Love Letter to The Side of a Truck
The time is ripe for a just keep trucking pun!!
There’s a truck I sometimes see around New York that makes me smile like a reflex. It is for office supplies.
“Who But W.B. Mason: Products for the Workplace Since 1893.” The color scheme is Ringling Brothers, ketchup red on mustard yellow, like a circus vehicle for Reese Witherspoon and Robert Pattinson (eh! Vehicle! eh!). W.B. Mason gazes into the distance, flanked by rippling American flags, pulling off a handlebar mustache like a distinguished Depression-era ringleader. Beautiful. An HP preferred partner.
It’s not just the gaudy unafraid glory that grabs you, though. It comes down to the tone, this printer paper truck’s ineffable confidence. Who But W.B. Mason. It’s not even a question! You know the answer.

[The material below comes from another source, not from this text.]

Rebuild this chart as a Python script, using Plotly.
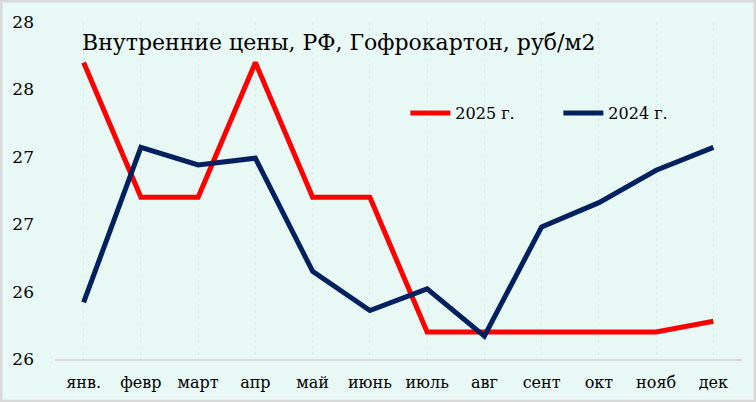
import plotly.graph_objects as go

# данные с картинки
months = ["янв.", "февр", "март", "апр", "май", "июнь", "июль", "авг", "сент", "окт", "нояб", "дек"]
y2025 = [28.20, 27.20, 27.20, 28.20, 27.20, 27.20, 26.20, 26.20, 26.20, 26.20, 26.20, 26.28]
y2024 = [26.42, 27.57, 27.44, 27.49, 26.65, 26.36, 26.52, 26.17, 26.98, 27.16, 27.40, 27.57]
tick_vals = [26, 26.5, 27, 27.5, 28, 28.5]
tick_text = ["26", "26", "27", "27", "28", "28"]

font_name = "DejaVu Serif"

fig = go.Figure()
fig.add_trace(go.Scatter(x=months, y=y2025, mode="lines", name="2025 г.",
                         line=dict(color="#FF0000", width=5)))
fig.add_trace(go.Scatter(x=months, y=y2024, mode="lines", name="2024 г.",
                         line=dict(color="#002060", width=5)))

fig.update_layout(
    width=756, height=402,
    margin=dict(l=55, r=14, t=22, b=43, autoexpand=False),
    paper_bgcolor="#E8F8F5", plot_bgcolor="#E8F8F5",
    font=dict(family=font_name, color="#000000", size=15),
    showlegend=True,
    legend=dict(orientation="h", x=0.51, y=0.73, xanchor="left", yanchor="middle",
                bgcolor="rgba(0,0,0,0)", font=dict(size=16, family=font_name),
                itemwidth=40, entrywidth=98, tracegroupgap=0),
    xaxis=dict(range=[-0.5, 11.5], showgrid=True, gridcolor="#D8ECE8", griddash="dot",
               gridwidth=1, showline=True, linecolor="#D9D9D9", linewidth=2,
               ticks="", tickfont=dict(size=16, family=font_name),
               ticklabelstandoff=8, fixedrange=True),
    yaxis=dict(range=[26, 28.5], tickvals=tick_vals, ticktext=tick_text,
               showgrid=False, zeroline=False, showline=False, ticks="",
               tickfont=dict(size=17, family=font_name), ticklabelstandoff=20,
               fixedrange=True),
    shapes=[dict(type="rect", xref="paper", yref="paper",
                 x0=-0.0786, x1=1.019, y0=-0.125, y1=1.062,
                 line=dict(color="#D9D9D9", width=3), layer="below")],
    annotations=[dict(text="Внутренние цены, РФ, Гофрокартон, руб/м2",
                      xref="paper", yref="paper", x=0.036, y=0.94,
                      xanchor="left", yanchor="middle", showarrow=False,
                      font=dict(size=22, family=font_name))],
)

# убрать отступ body, чтобы график начинался с угла окна
fig.write_html("out.html", config={"displayModeBar": False},
               post_script="document.body.style.margin='0';")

W.B. Mason, dummy.
I first saw the truck leaving the office of my first job in February, four days before my birthday, six days before the date I told myself I was going to quit even if I didn’t have something to swing away on. The office was in a neighborhood where nothing ever seemed bright, and I was deeply unhappy in a job that sounded great but was not right.
It wasn’t like the truck came to me in a dream, but it was light, and happy, and casually audacious about getting yours. Who But W.B. Mason. Why would you ever wonder? Go for it. You will be carried forward on the strength of your convictions, this truck says. I got an offer for a paid internship that day, and it does seem like a weird coincidence in retrospect.

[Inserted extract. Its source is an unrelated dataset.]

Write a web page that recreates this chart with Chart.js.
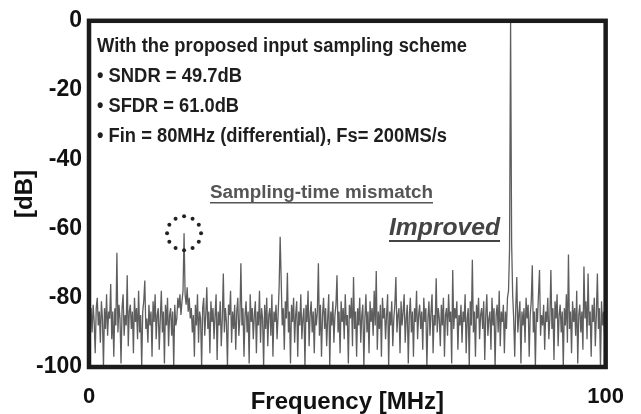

I saw the truck again two days ago, in the hazy hot Financial District, the we-need-more-ozone beating-down-your-neck sun making the truck seem less crisp but more vivid. The internship has ended and it’s been a summer of email, Ed2010, pitches into the void, gauging follow up times, egging the hours on because after five days it’s the weekend, and everyone’s unemployed on the weekend.
So, things have not been great. But maybe seeing the truck again is auspicious. Which is a bullshit thing to say, because the W.B. Mason truck isn’t about luck or chance, despite the timing with which we met. It’s about knowing yourself, all you have to offer, the multitude of paperclips you contain, and realizing that’s good enough. We’re good enough. I keep trying to remember that.
Who But W.B. Mason. There’s no question. Not with that mustache.